Set down all of the data that follows word for word, without the images.

++++++++++

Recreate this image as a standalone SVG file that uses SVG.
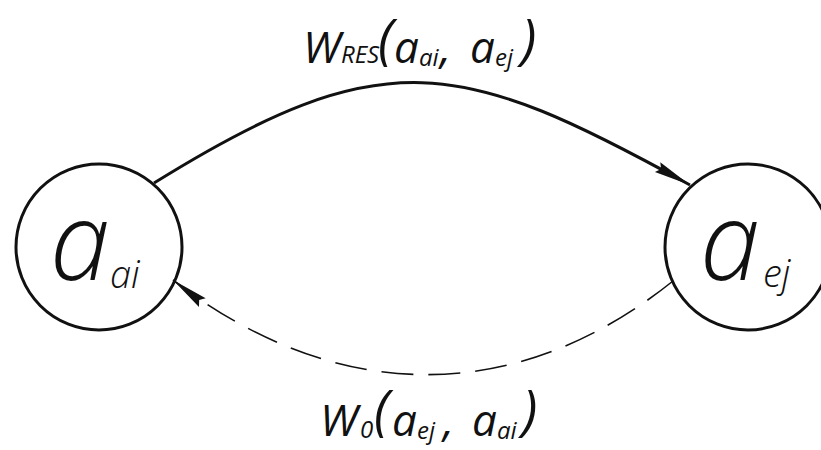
<svg xmlns="http://www.w3.org/2000/svg" width="821" height="450" viewBox="0 0 821 450">
<style>
.node{fill:none;stroke:#111;stroke-width:3}
.edge{fill:none;stroke:#111}
.solid{stroke-width:3}
.dash{stroke-width:1.6;stroke-dasharray:32 15}
text{font-family:"Open Sans","Noto Sans",sans-serif;font-style:italic;font-weight:400;fill:#111}
.big{font-size:108px;font-weight:300}
.sub{font-size:38px;font-weight:300}
.lab{font-size:44px}
.par{font-size:54px}
.lsub{font-size:24px}
</style>
<defs>
<marker id="ah" markerUnits="userSpaceOnUse" markerWidth="50" markerHeight="20" viewBox="-40 -10 42 20" refX="0" refY="0" orient="auto">
<path d="M0,0 L-37,-5.5 L-33,0 L-37,5.5 Z" fill="#111"/>
</marker>
</defs>
<rect width="821" height="450" fill="#fff"/>
<g id="connectors">
<path class="edge solid" d="M154,183 C384,40 460,58 690,185" marker-end="url(#ah)"/>
<path class="edge dash" d="M673,281 C513,409 333,403 173,280" marker-end="url(#ah)"/>
</g>
<g id="node-aai">
<circle class="node" cx="99" cy="247" r="83"/>
<text class="big" x="50" y="280">a</text>
<text class="sub" x="110" y="288">ai</text>
</g>
<g id="node-aej">
<circle class="node" cx="748" cy="247" r="83"/>
<text class="big" x="700" y="280">a</text>
<text class="sub" x="763" y="287">ej</text>
</g>
<g id="label-top">
<text class="lab" x="303" y="63">W</text>
<text class="lsub" x="341" y="63">RES</text>
<text class="par" x="378" y="58">(</text>
<text class="lab" x="394" y="63">a</text>
<text class="lsub" x="419" y="66">ai</text>
<text class="lab" x="440" y="63">,</text>
<text class="lab" x="470" y="63">a</text>
<text class="lsub" x="495" y="66">ej</text>
<text class="par" x="521" y="58">)</text>
</g>
<g id="label-bottom">
<text class="lab" x="320" y="436">W</text>
<text class="lsub" x="360" y="438">0</text>
<text class="par" x="374" y="429">(</text>
<text class="lab" x="392" y="436">a</text>
<text class="lsub" x="417" y="439">ej</text>
<text class="lab" x="443" y="436">,</text>
<text class="lab" x="472" y="436">a</text>
<text class="lsub" x="497" y="439">ai</text>
<text class="par" x="522" y="429">)</text>
</g>
</svg>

++++++++++

→ TASK OUTPUT
Recreate this image as a standalone SVG file that uses SVG.
<svg xmlns="http://www.w3.org/2000/svg" width="821" height="450" viewBox="0 0 821 450">
<style>
.node{fill:none;stroke:#111;stroke-width:3}
.edge{fill:none;stroke:#111}
.solid{stroke-width:3}
.dash{stroke-width:1.6;stroke-dasharray:32 15}
text{font-family:"Open Sans","Noto Sans",sans-serif;font-style:italic;font-weight:400;fill:#111}
.big{font-size:108px;font-weight:300}
.sub{font-size:38px;font-weight:300}
.lab{font-size:44px}
.par{font-size:54px}
.lsub{font-size:24px}
</style>
<defs>
<marker id="ah" markerUnits="userSpaceOnUse" markerWidth="50" markerHeight="20" viewBox="-40 -10 42 20" refX="0" refY="0" orient="auto">
<path d="M0,0 L-37,-5.5 L-33,0 L-37,5.5 Z" fill="#111"/>
</marker>
</defs>
<rect width="821" height="450" fill="#fff"/>
<g id="connectors">
<path class="edge solid" d="M154,183 C384,40 460,58 690,185" marker-end="url(#ah)"/>
<path class="edge dash" d="M673,281 C513,409 333,403 173,280" marker-end="url(#ah)"/>
</g>
<g id="node-aai">
<circle class="node" cx="99" cy="247" r="83"/>
<text class="big" x="50" y="280">a</text>
<text class="sub" x="110" y="288">ai</text>
</g>
<g id="node-aej">
<circle class="node" cx="748" cy="247" r="83"/>
<text class="big" x="700" y="280">a</text>
<text class="sub" x="763" y="287">ej</text>
</g>
<g id="label-top">
<text class="lab" x="303" y="63">W</text>
<text class="lsub" x="341" y="63">RES</text>
<text class="par" x="378" y="58">(</text>
<text class="lab" x="394" y="63">a</text>
<text class="lsub" x="419" y="66">ai</text>
<text class="lab" x="440" y="63">,</text>
<text class="lab" x="470" y="63">a</text>
<text class="lsub" x="495" y="66">ej</text>
<text class="par" x="521" y="58">)</text>
</g>
<g id="label-bottom">
<text class="lab" x="320" y="436">W</text>
<text class="lsub" x="360" y="438">0</text>
<text class="par" x="374" y="429">(</text>
<text class="lab" x="392" y="436">a</text>
<text class="lsub" x="417" y="439">ej</text>
<text class="lab" x="443" y="436">,</text>
<text class="lab" x="472" y="436">a</text>
<text class="lsub" x="497" y="439">ai</text>
<text class="par" x="522" y="429">)</text>
</g>
</svg>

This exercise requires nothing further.